I am finally writing you from Israel! More precisely from Giv'at Oz, a small kibbutz near Afula.
It really feels surreal to be finally here and my first week and a half vanished in a snap of fingers. Which makes it really hard for me to tell you what happened so far because I don't know where to start from.
Possibly the beginning may be a good place to start, right?
I spent my first night in Tel Aviv, where I met some interesting people who had travelled, seen and done an awful
lot more than me: the introvert in me- the one always afraid of awkward conversations with strangers and of meeting new people-was really surprised on how easy you can chat with people you have barely met. The morning after I chose my kibbutz and headed there almost straight away.
Well, almost...beforehand I wanted to check out the famous beaches, which is also all I saw from Tel Aviv.
On the northward bus I was starting to get a bit anxious about the kibbutz: with only 4-5 volunteers it was quite a small place and if we dusk' get along, then...of course these were only the usual idle worries my mind likes to lull herself with all the time.
Because as it turned out, I needed not to worry. All the people here are very nice and I am making already great friends.
So far there is 5 of us. Sophia, my room mate, is from Germany and is studying speech therapy. We get along so well that is almost unbelievable: I never found someone who could follow my crazy lines of thought ad effortlessly as she does.
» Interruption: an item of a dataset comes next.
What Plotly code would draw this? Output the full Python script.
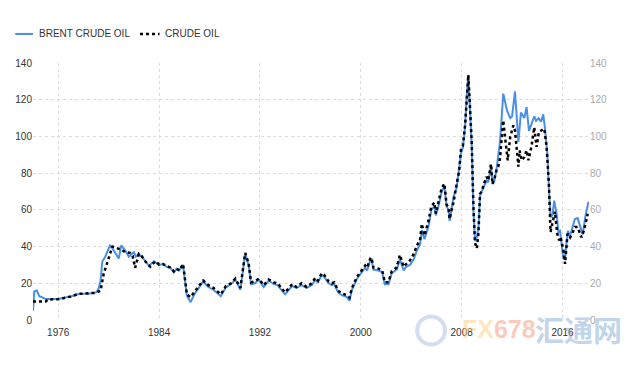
import plotly.graph_objects as go

# Brent crude oil (decimal year, USD/bbl)
brent_x = [1974.0, 1974.1, 1974.3, 1974.5, 1974.7, 1975.0, 1975.5, 1976.0, 1976.5, 1977.0, 1977.6, 1978.0,
           1978.5, 1979.0, 1979.2, 1979.36, 1979.5, 1979.7, 1979.9, 1980.1, 1980.3, 1980.5, 1980.8, 1981.0,
           1981.3, 1981.6, 1982.0, 1982.15, 1982.4, 1982.7, 1983.0, 1983.2, 1983.6, 1984.0, 1984.3, 1984.6,
           1984.9, 1985.17, 1985.4, 1985.6, 1985.9, 1986.1, 1986.2, 1986.5, 1986.8, 1987.15, 1987.5, 1987.9,
           1988.3, 1988.9, 1989.3, 1989.7, 1990.05, 1990.45, 1990.7, 1990.83, 1991.1, 1991.3, 1991.6, 1991.9,
           1992.3, 1992.7, 1993.1, 1993.4, 1993.75, 1994.0, 1994.55, 1994.9, 1995.3, 1995.7, 1996.1, 1996.4,
           1996.6, 1996.9, 1997.1, 1997.45, 1997.7, 1997.9, 1998.2, 1998.5, 1998.9, 1999.1, 1999.3, 1999.7,
           1999.96, 2000.35, 2000.5, 2000.75, 2000.85, 2001.0, 2001.4, 2001.7, 2001.9, 2002.2, 2002.45, 2002.85,
           2003.1, 2003.4, 2003.6, 2003.9, 2004.2, 2004.45, 2004.7, 2004.84, 2005.05, 2005.37, 2005.6, 2005.84,
           2005.95, 2006.16, 2006.42, 2006.63, 2006.8, 2006.95, 2007.05, 2007.16, 2007.35, 2007.6, 2007.8, 2007.95,
           2008.1, 2008.27, 2008.4, 2008.53, 2008.66, 2008.8, 2008.93, 2009.06, 2009.2, 2009.33, 2009.46, 2009.6,
           2009.75, 2009.98, 2010.1, 2010.33, 2010.45, 2010.6, 2010.78, 2010.9, 2011.04, 2011.3, 2011.5, 2011.6,
           2011.85, 2012.0, 2012.23, 2012.4, 2012.5, 2012.7, 2012.97, 2013.15, 2013.34, 2013.55, 2013.76, 2013.9,
           2014.1, 2014.3, 2014.47, 2014.6, 2014.8, 2014.93, 2015.05, 2015.2, 2015.34, 2015.53, 2015.67, 2015.8,
           2015.95, 2016.07, 2016.2, 2016.42, 2016.6, 2016.77, 2016.98, 2017.2, 2017.4, 2017.6, 2017.8, 2017.95,
           2018.06]
brent_y = [5, 15.5, 16, 13, 12.5, 11.4, 11.4, 11.5, 12.3, 12.8, 14.2, 14.3,
           14.4, 15, 17, 21.5, 32, 34, 37, 40.5, 39, 37, 33.5, 40.6,
           38, 34.5, 37, 34.5, 36, 34, 31, 29.5, 32, 30, 30.5, 29,
           28.5, 26, 28, 27, 30, 19, 13.4, 9.7, 14, 17.5, 21, 18,
           16.5, 13, 17.8, 19.5, 22, 16.5, 30, 36, 30, 19.5, 20, 22,
           18, 21.5, 19.5, 19, 16, 14, 18.5, 17.5, 19, 17.5, 19, 21.8,
           20.5, 24.5, 23.5, 20, 19, 19.5, 15, 13.5, 12.5, 10.5, 16.5, 22.5,
           25, 28.5, 27, 32.5, 33, 27.5, 27, 26, 19.5, 19.5, 25.5, 27.5,
           33, 27, 29, 30, 33, 38, 41, 49, 44, 51, 60, 62,
           57, 62, 70, 73, 62, 60, 54, 58, 67, 72, 82, 91,
           94, 105, 122, 133.5, 115, 95, 60, 43, 45, 50, 68, 70,
           72, 76, 75, 84, 74, 76, 83, 90, 97, 123.3, 116, 114,
           110, 111, 124.5, 110, 97, 113, 110, 116, 103, 107, 111, 108.5,
           110, 108, 112, 105, 90, 70, 56, 57, 65, 58, 48, 48.5,
           40, 33, 34, 48.5, 46, 50.5, 55, 55.5, 51, 46.5, 56, 61,
           64.5]

# Crude oil (WTI)
crude_x = [1974.0, 1975.0, 1975.2, 1976.0, 1976.5, 1977.0, 1977.6, 1978.5, 1979.0, 1979.36, 1979.6, 1979.9,
           1980.15, 1980.3, 1980.7, 1981.0, 1981.3, 1981.7, 1981.9, 1982.1, 1982.4, 1982.6, 1982.9, 1983.3,
           1983.7, 1984.0, 1984.3, 1984.6, 1984.9, 1985.17, 1985.4, 1985.6, 1985.9, 1986.1, 1986.2, 1986.5,
           1986.8, 1987.15, 1987.5, 1987.9, 1988.3, 1988.9, 1989.3, 1989.7, 1990.05, 1990.45, 1990.7, 1990.83,
           1991.1, 1991.3, 1991.6, 1991.9, 1992.3, 1992.7, 1993.1, 1993.4, 1993.75, 1994.0, 1994.55, 1994.9,
           1995.3, 1995.7, 1996.1, 1996.4, 1996.6, 1996.9, 1997.1, 1997.45, 1997.7, 1997.9, 1998.2, 1998.5,
           1998.9, 1999.1, 1999.3, 1999.7, 1999.96, 2000.35, 2000.5, 2000.75, 2000.85, 2001.0, 2001.4, 2001.7,
           2001.9, 2002.2, 2002.45, 2002.85, 2003.1, 2003.4, 2003.6, 2003.9, 2004.2, 2004.45, 2004.7, 2004.84,
           2005.05, 2005.37, 2005.6, 2005.84, 2005.95, 2006.16, 2006.42, 2006.63, 2006.8, 2006.95, 2007.05, 2007.16,
           2007.35, 2007.6, 2007.8, 2007.95, 2008.1, 2008.27, 2008.4, 2008.53, 2008.66, 2008.8, 2008.93, 2009.06,
           2009.2, 2009.33, 2009.46, 2009.6, 2009.75, 2009.98, 2010.1, 2010.33, 2010.45, 2010.6, 2010.78, 2010.9,
           2011.04, 2011.3, 2011.5, 2011.65, 2011.85, 2012.1, 2012.23, 2012.35, 2012.5, 2012.6, 2012.75, 2012.97,
           2013.15, 2013.3, 2013.55, 2013.76, 2013.94, 2014.13, 2014.35, 2014.55, 2014.74, 2014.93, 2015.05, 2015.2,
           2015.4, 2015.58, 2015.74, 2015.85, 2016.07, 2016.2, 2016.4, 2016.6, 2016.77, 2016.98, 2017.2, 2017.5,
           2017.7, 2018.0]
crude_y = [10.1, 10.1, 11.2, 11.3, 12, 12.8, 14.2, 14.5, 14.8, 16, 25, 31.5,
           37, 40, 39, 38.5, 37, 36.5, 35, 28.4, 36, 35, 32, 29,
           32, 30.2, 30.5, 29.5, 28.5, 26.5, 28, 27, 30.5, 20, 14, 12.5,
           15, 18.5, 21.5, 19, 17.5, 14, 18.5, 20, 22.5, 17.5, 30, 36.5,
           31, 20.5, 21, 22.5, 19, 22, 20.5, 20, 17, 15, 19.5, 18,
           20, 18, 20, 23, 21.5, 25.5, 24.5, 21, 20, 20.5, 16, 14.5,
           13.5, 12.2, 17.5, 23.5, 26, 29.7, 28.5, 33.5, 34, 28.6, 28, 27,
           20.6, 20.6, 26.5, 28.6, 35.5, 29, 30.5, 32.4, 36, 40.6, 43.5, 52.4,
           46, 54, 62, 64, 58, 64, 72, 74.3, 63, 61, 55, 59,
           64, 74, 81, 93, 95, 106, 122, 133.5, 116, 96, 62, 42,
           39, 47, 68.8, 70, 74, 78, 76, 85, 74, 77, 82, 83.5,
           88, 108.7, 96, 87, 99.6, 106, 103.3, 94, 83.5, 92.4, 87, 88.7,
           92.4, 87, 95, 105, 94.3, 102.5, 103.3, 104.2, 94.3, 72.6, 48, 52.4,
           59, 47, 43.3, 45, 38, 30.6, 47, 45, 47, 50.6, 50.6, 45,
           48.8, 57.9]

series_names = ["BRENT CRUDE OIL", "CRUDE OIL"]
year_ticks = [1976, 1984, 1992, 2000, 2008, 2016]
value_ticks = [0, 20, 40, 60, 80, 100, 120, 140]

FONT = "Liberation Sans, Arial, sans-serif"
GRID = "#dcdcdc"
BLUE = "#4a8fe7"
FS = 10

fig = go.Figure()
fig.add_trace(go.Scatter(x=brent_x, y=brent_y, name=series_names[0], mode="lines",
                         line=dict(color=BLUE, width=2)))
fig.add_trace(go.Scatter(x=crude_x, y=crude_y, name=series_names[1], mode="lines",
                         line=dict(color="#000000", width=2.5, dash="dot")))
# invisible copy to drive the right-hand axis
fig.add_trace(go.Scatter(x=brent_x, y=brent_y, yaxis="y2", mode="lines", showlegend=False,
                         hoverinfo="skip", line=dict(color="rgba(0,0,0,0)", width=0)))

fig.update_layout(
    width=640, height=366,
    margin=dict(l=25, r=59, t=55, b=54, autoexpand=False),
    paper_bgcolor="white", plot_bgcolor="white",
    font=dict(family=FONT, size=FS, color="#333333"),
    showlegend=False,
    xaxis=dict(range=[1974.0, 2018.1], tickvals=year_ticks, ticktext=[str(t) for t in year_ticks],
               showgrid=True, gridcolor=GRID, griddash="dot", gridwidth=1,
               zeroline=False, showline=False, ticks="outside", ticklen=3,
               tickcolor="rgba(0,0,0,0)", automargin=False,
               tickfont=dict(family=FONT, size=FS, color="#333333")),
    yaxis=dict(range=[0, 140], tickvals=value_ticks, showgrid=True, gridcolor=GRID, griddash="dot",
               gridwidth=1, zeroline=False, showline=False, ticks="", automargin=False,
               tickfont=dict(family=FONT, size=FS, color="#333333")),
    yaxis2=dict(range=[0, 140], tickvals=value_ticks, overlaying="y", side="right",
                showgrid=False, zeroline=False, showline=False, ticks="", automargin=False,
                tickfont=dict(family=FONT, size=FS, color="#aaaaaa")),
)

# legend (drawn as keys + text above the plot)
LEG_Y = 1.113
fig.add_shape(type="line", xref="paper", yref="paper", x0=-0.032, x1=0.0, y0=LEG_Y, y1=LEG_Y,
              line=dict(color=BLUE, width=2))
fig.add_annotation(x=0.0072, y=LEG_Y, xref="paper", yref="paper", text=series_names[0], showarrow=False,
                   xanchor="left", yanchor="middle", font=dict(family=FONT, size=FS, color="#333333"))
fig.add_shape(type="line", xref="paper", yref="paper", x0=0.1925, x1=0.2275, y0=LEG_Y, y1=LEG_Y,
              line=dict(color="#000000", width=2.5, dash="dot"))
fig.add_annotation(x=0.2338, y=LEG_Y, xref="paper", yref="paper", text=series_names[1], showarrow=False,
                   xanchor="left", yanchor="middle", font=dict(family=FONT, size=FS, color="#333333"))

# watermark
fig.add_annotation(x=0.768, y=-0.035, xref="paper", yref="paper",
                   text="<b><span style='color:rgba(253,205,130,0.5)'>FX</span>"
                        "<span style='color:rgba(250,150,120,0.5)'>678</span></b>",
                   showarrow=False, font=dict(family=FONT, size=25),
                   xanchor="left", yanchor="middle")
fig.add_annotation(x=0.9, y=-0.035, xref="paper", yref="paper", text="<b>汇通网</b>", showarrow=False,
                   font=dict(family="Noto Sans CJK SC", size=29, color="rgba(120,160,210,0.45)"),
                   xanchor="left", yanchor="middle")
fig.add_shape(type="circle", xref="paper", yref="paper", x0=0.691, x1=0.741, y0=-0.095, y1=0.014,
              line=dict(color="rgba(150,170,220,0.4)", width=4), fillcolor="rgba(0,0,0,0)")

fig.write_html("out.html")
Then there is Sophia (I know, what are the chances?) who is from the US and is studying maths. She is really smiley and is always nice to have her around. She's been studying a semester in Jerusalem so she's become our person of reference for things to do or translating from Hebrew. Last ( but not least) there are Chris and Rose who are married with each other: they are very nice but they tend to keep a lot to themselves especially after work. Plus the young people from the kibbutz and a group of "lone soldiers"- soldiers who don't have family- from the IDF.
Kibbutz life is very chilled and it's almost like being in a bubble. There is very little to worry about: you wake up in the morning, go to work, rest after work (as of late in the pool) and on occasion you go and watch the match in the pub. Or more likely go for a run at sunset with both Sophias.
As we get all our meals from the kibbutz kitchen ( we get breakfast and lunch, but we take a container with food from lunch) there is no need to cook or buy food...it's completely stress free, at least for us volunteers.
It's such a good hakuna matata feeling that I am constantly smiling and happy...not bubbly-excited happy but a deeper sense of general contentment and serenity which I have been chasing on my runs over the past few months.
Because of the "bubble effect" of the kibbutz all the turmoil of the past weeks was just a faint echo brought by checking the news at lunchtime and after work. As of yesterday the situation has become a little bit more tangible as the kibbutz is expecting to host between 35-60 refugees from downsouth: Sophia and Rozy (a volunteer from another organisation) had to move out of their building to make room for them and initially we were asked to be ready to help with cleaning and moving their luggage across (which we didn't have to do in the end).
Meanwhile the news get a bit more worrisome as the tension between Israel and Hamas escalates.
We wait and see because at the moment it seems the best option: none of us wants to leave earlier!